:: Objective ::
Skip the images. Copy the records exactly as written.

(Records from a dataset)
** Start **

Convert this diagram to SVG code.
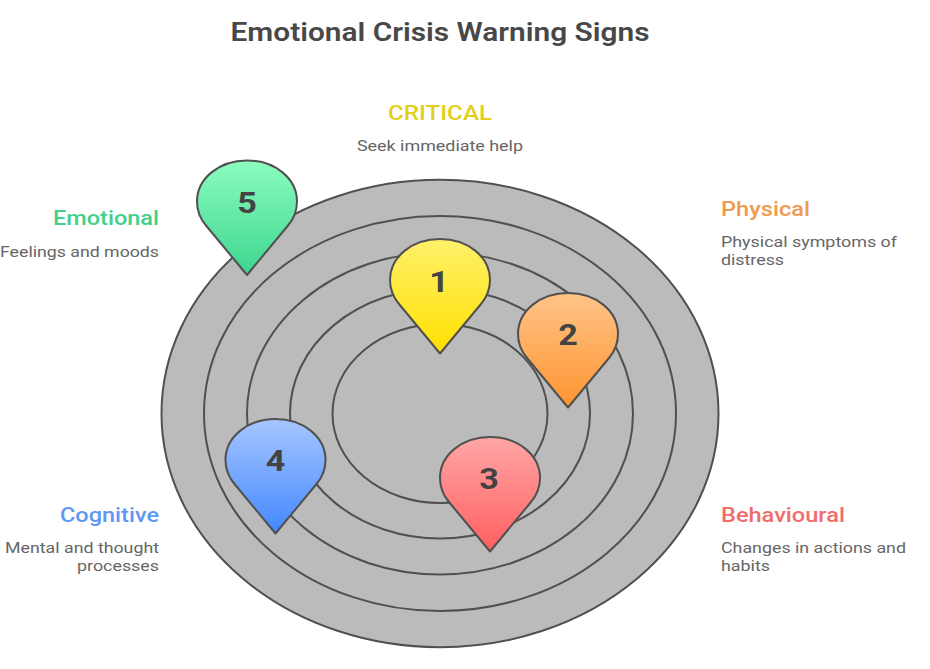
<svg xmlns="http://www.w3.org/2000/svg" xmlns:xlink="http://www.w3.org/1999/xlink" width="930" height="669" viewBox="0 0 930 669">
<style>
text{font-family:Roboto,"Liberation Sans",sans-serif}
.ring{fill:#bbbbbb;stroke:#505050;stroke-width:2}
.pin{stroke:#505050;stroke-width:2;stroke-linejoin:round}
.num{font-size:30px;font-weight:700;fill:#434343;text-anchor:middle}
.head{font-size:21px;font-weight:500}
.desc{font-size:15.5px;fill:#666666}
.end{text-anchor:end}
.mid{text-anchor:middle}
</style>
<defs>
<path id="p" d="M0 114.5L-41 65C-47 58-50 50-50 41C-50 18-28 0 0 0C28 0 50 18 50 41C50 50 47 58 41 65Z"/>
<linearGradient id="g1" x1="0" y1="0" x2="0" y2="1"><stop offset="0" stop-color="#fff06a"/><stop offset="1" stop-color="#ffe000"/></linearGradient>
<linearGradient id="g2" x1="0" y1="0" x2="0" y2="1"><stop offset="0" stop-color="#ffc488"/><stop offset="1" stop-color="#ff9430"/></linearGradient>
<linearGradient id="g3" x1="0" y1="0" x2="0" y2="1"><stop offset="0" stop-color="#ffa6a6"/><stop offset="1" stop-color="#ff5f5f"/></linearGradient>
<linearGradient id="g4" x1="0" y1="0" x2="0" y2="1"><stop offset="0" stop-color="#a6c6ff"/><stop offset="1" stop-color="#4388ff"/></linearGradient>
<linearGradient id="g5" x1="0" y1="0" x2="0" y2="1"><stop offset="0" stop-color="#8cfcc0"/><stop offset="1" stop-color="#3cd68e"/></linearGradient>
</defs>
<rect width="930" height="669" fill="#fff"/>
<text x="440" y="41" class="mid" font-size="26" font-weight="600" fill="#484848" textLength="419" lengthAdjust="spacingAndGlyphs">Emotional Crisis Warning Signs</text>
<g id="rings">
<ellipse class="ring" cx="440" cy="413.5" rx="278.5" ry="233.7"/>
<ellipse class="ring" cx="440" cy="413.5" rx="236" ry="197.5"/>
<ellipse class="ring" cx="440" cy="413.5" rx="193" ry="161"/>
<ellipse class="ring" cx="440" cy="413.5" rx="150" ry="125"/>
<ellipse class="ring" cx="440" cy="413.5" rx="107.5" ry="89.5"/>
</g>
<g id="connectors"/>
<g id="node-1"><use xlink:href="#p" href="#p" class="pin" fill="url(#g1)" transform="translate(440 239)"/><text x="439" y="292" class="num" textLength="19.600" lengthAdjust="spacingAndGlyphs">1</text></g>
<g id="node-2"><use xlink:href="#p" href="#p" class="pin" fill="url(#g2)" transform="translate(568 293)"/><text x="568" y="345" class="num" textLength="19.600" lengthAdjust="spacingAndGlyphs">2</text></g>
<g id="node-3"><use xlink:href="#p" href="#p" class="pin" fill="url(#g3)" transform="translate(490 437)"/><text x="489" y="489" class="num" textLength="19.600" lengthAdjust="spacingAndGlyphs">3</text></g>
<g id="node-4"><use xlink:href="#p" href="#p" class="pin" fill="url(#g4)" transform="translate(275.500 419)"/><text x="275.500" y="471" class="num" textLength="19.600" lengthAdjust="spacingAndGlyphs">4</text></g>
<g id="node-5"><use xlink:href="#p" href="#p" class="pin" fill="url(#g5)" transform="translate(247 160.500)"/><text x="247" y="213" class="num" textLength="19.600" lengthAdjust="spacingAndGlyphs">5</text></g>
<g id="label-critical"><text x="440" y="120" class="head mid" fill="#e3cf18" textLength="104" lengthAdjust="spacingAndGlyphs">CRITICAL</text><text x="440" y="151" class="desc mid" textLength="166" lengthAdjust="spacingAndGlyphs">Seek immediate help</text></g>
<g id="label-physical"><text x="721" y="216" class="head" fill="#ee9b4f" textLength="89" lengthAdjust="spacingAndGlyphs">Physical</text><text x="721" y="247" class="desc" textLength="176" lengthAdjust="spacingAndGlyphs">Physical symptoms of</text><text x="721" y="265" class="desc" textLength="63" lengthAdjust="spacingAndGlyphs">distress</text></g>
<g id="label-behavioural"><text x="721" y="522" class="head" fill="#f16d6d" textLength="124" lengthAdjust="spacingAndGlyphs">Behavioural</text><text x="721" y="553" class="desc" textLength="185" lengthAdjust="spacingAndGlyphs">Changes in actions and</text><text x="721" y="571" class="desc" textLength="49" lengthAdjust="spacingAndGlyphs">habits</text></g>
<g id="label-cognitive"><text x="159" y="522" class="head end" fill="#5f97f5" textLength="99" lengthAdjust="spacingAndGlyphs">Cognitive</text><text x="159" y="553" class="desc end" textLength="154" lengthAdjust="spacingAndGlyphs">Mental and thought</text><text x="159" y="571" class="desc end" textLength="82" lengthAdjust="spacingAndGlyphs">processes</text></g>
<g id="label-emotional"><text x="159" y="225" class="head end" fill="#43cf8c" textLength="106" lengthAdjust="spacingAndGlyphs">Emotional</text><text x="159" y="257" class="desc end" textLength="159" lengthAdjust="spacingAndGlyphs">Feelings and moods</text></g>
</svg>
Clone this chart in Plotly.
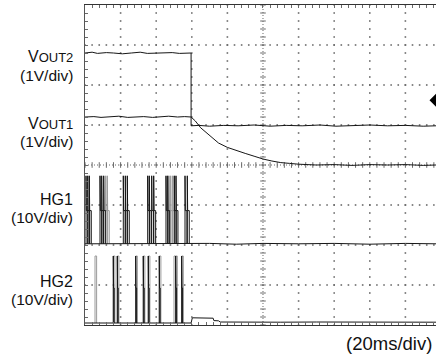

** End **

:: The solution ::
Convert this diagram to SVG code.
<svg xmlns="http://www.w3.org/2000/svg" xmlns:xlink="http://www.w3.org/1999/xlink" width="930" height="669" viewBox="0 0 930 669">
<style>
text{font-family:Roboto,"Liberation Sans",sans-serif}
.ring{fill:#bbbbbb;stroke:#505050;stroke-width:2}
.pin{stroke:#505050;stroke-width:2;stroke-linejoin:round}
.num{font-size:30px;font-weight:700;fill:#434343;text-anchor:middle}
.head{font-size:21px;font-weight:500}
.desc{font-size:15.5px;fill:#666666}
.end{text-anchor:end}
.mid{text-anchor:middle}
</style>
<defs>
<path id="p" d="M0 114.5L-41 65C-47 58-50 50-50 41C-50 18-28 0 0 0C28 0 50 18 50 41C50 50 47 58 41 65Z"/>
<linearGradient id="g1" x1="0" y1="0" x2="0" y2="1"><stop offset="0" stop-color="#fff06a"/><stop offset="1" stop-color="#ffe000"/></linearGradient>
<linearGradient id="g2" x1="0" y1="0" x2="0" y2="1"><stop offset="0" stop-color="#ffc488"/><stop offset="1" stop-color="#ff9430"/></linearGradient>
<linearGradient id="g3" x1="0" y1="0" x2="0" y2="1"><stop offset="0" stop-color="#ffa6a6"/><stop offset="1" stop-color="#ff5f5f"/></linearGradient>
<linearGradient id="g4" x1="0" y1="0" x2="0" y2="1"><stop offset="0" stop-color="#a6c6ff"/><stop offset="1" stop-color="#4388ff"/></linearGradient>
<linearGradient id="g5" x1="0" y1="0" x2="0" y2="1"><stop offset="0" stop-color="#8cfcc0"/><stop offset="1" stop-color="#3cd68e"/></linearGradient>
</defs>
<rect width="930" height="669" fill="#fff"/>
<text x="440" y="41" class="mid" font-size="26" font-weight="600" fill="#484848" textLength="419" lengthAdjust="spacingAndGlyphs">Emotional Crisis Warning Signs</text>
<g id="rings">
<ellipse class="ring" cx="440" cy="413.5" rx="278.5" ry="233.7"/>
<ellipse class="ring" cx="440" cy="413.5" rx="236" ry="197.5"/>
<ellipse class="ring" cx="440" cy="413.5" rx="193" ry="161"/>
<ellipse class="ring" cx="440" cy="413.5" rx="150" ry="125"/>
<ellipse class="ring" cx="440" cy="413.5" rx="107.5" ry="89.5"/>
</g>
<g id="connectors"/>
<g id="node-1"><use xlink:href="#p" href="#p" class="pin" fill="url(#g1)" transform="translate(440 239)"/><text x="439" y="292" class="num" textLength="19.600" lengthAdjust="spacingAndGlyphs">1</text></g>
<g id="node-2"><use xlink:href="#p" href="#p" class="pin" fill="url(#g2)" transform="translate(568 293)"/><text x="568" y="345" class="num" textLength="19.600" lengthAdjust="spacingAndGlyphs">2</text></g>
<g id="node-3"><use xlink:href="#p" href="#p" class="pin" fill="url(#g3)" transform="translate(490 437)"/><text x="489" y="489" class="num" textLength="19.600" lengthAdjust="spacingAndGlyphs">3</text></g>
<g id="node-4"><use xlink:href="#p" href="#p" class="pin" fill="url(#g4)" transform="translate(275.500 419)"/><text x="275.500" y="471" class="num" textLength="19.600" lengthAdjust="spacingAndGlyphs">4</text></g>
<g id="node-5"><use xlink:href="#p" href="#p" class="pin" fill="url(#g5)" transform="translate(247 160.500)"/><text x="247" y="213" class="num" textLength="19.600" lengthAdjust="spacingAndGlyphs">5</text></g>
<g id="label-critical"><text x="440" y="120" class="head mid" fill="#e3cf18" textLength="104" lengthAdjust="spacingAndGlyphs">CRITICAL</text><text x="440" y="151" class="desc mid" textLength="166" lengthAdjust="spacingAndGlyphs">Seek immediate help</text></g>
<g id="label-physical"><text x="721" y="216" class="head" fill="#ee9b4f" textLength="89" lengthAdjust="spacingAndGlyphs">Physical</text><text x="721" y="247" class="desc" textLength="176" lengthAdjust="spacingAndGlyphs">Physical symptoms of</text><text x="721" y="265" class="desc" textLength="63" lengthAdjust="spacingAndGlyphs">distress</text></g>
<g id="label-behavioural"><text x="721" y="522" class="head" fill="#f16d6d" textLength="124" lengthAdjust="spacingAndGlyphs">Behavioural</text><text x="721" y="553" class="desc" textLength="185" lengthAdjust="spacingAndGlyphs">Changes in actions and</text><text x="721" y="571" class="desc" textLength="49" lengthAdjust="spacingAndGlyphs">habits</text></g>
<g id="label-cognitive"><text x="159" y="522" class="head end" fill="#5f97f5" textLength="99" lengthAdjust="spacingAndGlyphs">Cognitive</text><text x="159" y="553" class="desc end" textLength="154" lengthAdjust="spacingAndGlyphs">Mental and thought</text><text x="159" y="571" class="desc end" textLength="82" lengthAdjust="spacingAndGlyphs">processes</text></g>
<g id="label-emotional"><text x="159" y="225" class="head end" fill="#43cf8c" textLength="106" lengthAdjust="spacingAndGlyphs">Emotional</text><text x="159" y="257" class="desc end" textLength="159" lengthAdjust="spacingAndGlyphs">Feelings and moods</text></g>
</svg>
Clone this chart in Plotly.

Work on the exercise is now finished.